Adaptive Finite Element Interpolated Neural Networks
Santiago Badia, Wei Li, Alberto F. Martín
TL;DR
This work tackles PDE approximation in the presence of sharp gradients and singularities by coupling neural networks with an $h$-adaptive finite element framework. The authors interpolate neural networks onto $H^1$-conforming FE spaces and train using a well-posed, preconditioned dual-norm residual loss, while automatically refining the mesh via a posteriori error indicators. They establish a priori error bounds that depend on the NN's expressiveness relative to the interpolation mesh and demonstrate the method on 2D and 3D forward/inverse problems, including singularities, with a preconditioning strategy that enhances training robustness and convergence. The approach yields accurate, scalable PDE surrogates capable of capturing localized features in complex geometries, with potential extensions to inverse problems and higher-order adaptivity.
Abstract
The use of neural networks to approximate partial differential equations (PDEs) has gained significant attention in recent years. However, the approximation of PDEs with localised phenomena, e.g., sharp gradients and singularities, remains a challenge, due to ill-defined cost functions in terms of pointwise residual sampling or poor numerical integration. In this work, we introduce $h$-adaptive finite element interpolated neural networks. The method relies on the interpolation of a neural network onto a finite element space that is gradually adapted to the solution during the training process to equidistribute a posteriori error indicator. The use of adaptive interpolation is essential in preserving the non-linear approximation capabilities of the neural networks to effectively tackle problems with localised features.
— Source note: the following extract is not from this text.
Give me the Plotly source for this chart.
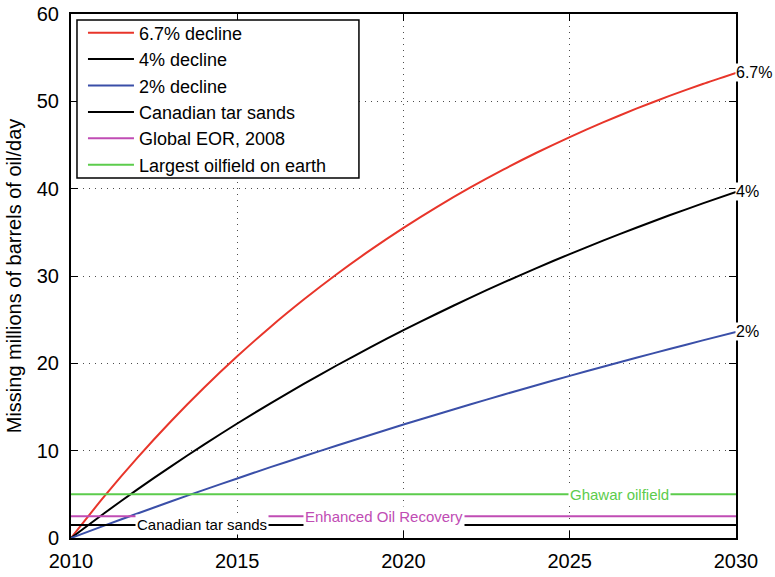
import plotly.graph_objects as go

# Years covered by the projection
years = list(range(2010, 2031))

# Missing production (millions of barrels/day) for each decline rate
decline_67 = [0.0, 4.76, 9.20, 13.34, 17.20, 20.80, 24.17, 27.30, 30.23, 32.96, 35.51,
              37.89, 40.11, 42.18, 44.11, 45.91, 47.59, 49.16, 50.62, 51.99, 53.26]
decline_4 = [0.0, 2.84, 5.57, 8.18, 10.70, 13.11, 15.42, 17.65, 19.78, 21.83, 23.80,
             25.68, 27.50, 29.24, 30.91, 32.51, 34.05, 35.53, 36.95, 38.31, 39.62]
decline_2 = [0.0, 1.42, 2.81, 4.18, 5.51, 6.82, 8.11, 9.36, 10.60, 11.80, 12.99,
             14.15, 15.28, 16.40, 17.49, 18.56, 19.61, 20.64, 21.64, 22.63, 23.60]

# Reference supply levels (millions of barrels/day)
ref_years = [2010, 2030]
tar_sands = 1.5
global_eor = 2.5
ghawar = 5.0

end_labels = ["6.7%", "4%", "2%"]

FONT = "Liberation Sans, Arial, Helvetica, sans-serif"
RED = "#e8352a"
BLACK = "#000000"
BLUE = "#3a4fa8"
MAGENTA = "#c04cb4"
GREEN = "#5ccc4c"

fig = go.Figure()

curves = [
    ("6.7% decline", decline_67, RED),
    ("4% decline", decline_4, BLACK),
    ("2% decline", decline_2, BLUE),
]
for name, vals, col in curves:
    fig.add_trace(go.Scatter(x=years, y=vals, mode="lines", name=name,
                             line=dict(color=col, width=2, shape="spline", smoothing=0.6)))

levels = [
    ("Canadian tar sands", tar_sands, BLACK),
    ("Global EOR, 2008", global_eor, MAGENTA),
    ("Largest oilfield on earth", ghawar, GREEN),
]
for name, val, col in levels:
    fig.add_trace(go.Scatter(x=ref_years, y=[val, val], mode="lines", name=name,
                             line=dict(color=col, width=2)))

# Decline-rate labels at the right end of each curve
for lab, vals in zip(end_labels, [decline_67, decline_4, decline_2]):
    fig.add_annotation(x=years[-1], y=vals[-1], text=lab, showarrow=False,
                       xanchor="left", yanchor="middle", xshift=-1,
                       bgcolor="white", borderpad=0,
                       font=dict(family=FONT, size=16, color="black"))

# Inline labels on the supply levels
inline = [
    ("Canadian tar sands", 2013.95, tar_sands, BLACK),
    ("Enhanced Oil Recovery", 2019.4, global_eor, MAGENTA),
    ("Ghawar oilfield", 2026.5, ghawar, GREEN),
]
for txt, xpos, val, col in inline:
    fig.add_annotation(x=xpos, y=val, text=txt, showarrow=False,
                       xanchor="center", yanchor="middle",
                       bgcolor="white", borderpad=1,
                       font=dict(family=FONT, size=15, color=col))

# Frame around the legend entries
fig.add_shape(type="rect", xref="paper", yref="paper",
              x0=0.009, x1=0.433, y0=0.687, y1=0.9885,
              line=dict(color="black", width=1.5), fillcolor="white", layer="above")

axis_common = dict(
    showline=True, linecolor="black", linewidth=2, mirror="ticks",
    ticks="inside", ticklen=7, tickwidth=1, tickcolor="black",
    showgrid=True, gridcolor="rgba(0,0,0,0.7)", gridwidth=1, griddash="1px,5px",
    zeroline=False, automargin=False,
    tickfont=dict(family=FONT, size=20, color="black"),
)

fig.update_xaxes(range=[2010, 2030], tickmode="linear", tick0=2010, dtick=5,
                 ticklabelstandoff=4, **axis_common)
fig.update_yaxes(range=[0, 60], tickmode="linear", tick0=0, dtick=10,
                 ticklabelstandoff=6,
                 title=dict(text="Missing millions of barrels of oil/day",
                            font=dict(family=FONT, size=20, color="black"), standoff=10),
                 **axis_common)

fig.update_layout(
    width=775, height=577,
    margin=dict(l=71, r=39, t=14, b=39),
    plot_bgcolor="white", paper_bgcolor="white",
    showlegend=True,
    legend=dict(x=0.018, y=0.999, xanchor="left", yanchor="top",
                bgcolor="rgba(0,0,0,0)", borderwidth=0,
                font=dict(family=FONT, size=18, color="black"),
                itemwidth=46, tracegroupgap=0),
    font=dict(family=FONT),
)

fig.write_html("out.html")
The training relies on a gradient-based optimisation of a loss function based on the (dual) norm of the finite element residual of the interpolated neural network. Automatic mesh adaptation (i.e., refinement and coarsening) is performed based on a posteriori error indicators till a certain level of accuracy is reached. The proposed methodology can be applied to indefinite and nonsymmetric problems. We carry out a detailed numerical analysis of the scheme and prove several a priori error estimates, depending on the expressiveness of the neural network compared to the interpolation mesh. Our numerical experiments confirm the effectiveness of the method in capturing sharp gradients and singularities for forward and inverse PDE problems, both in 2D and 3D scenarios. We also show that the proposed preconditioning strategy (i.e., using a dual residual norm of the residual as a cost function) enhances training robustness and accelerates convergence.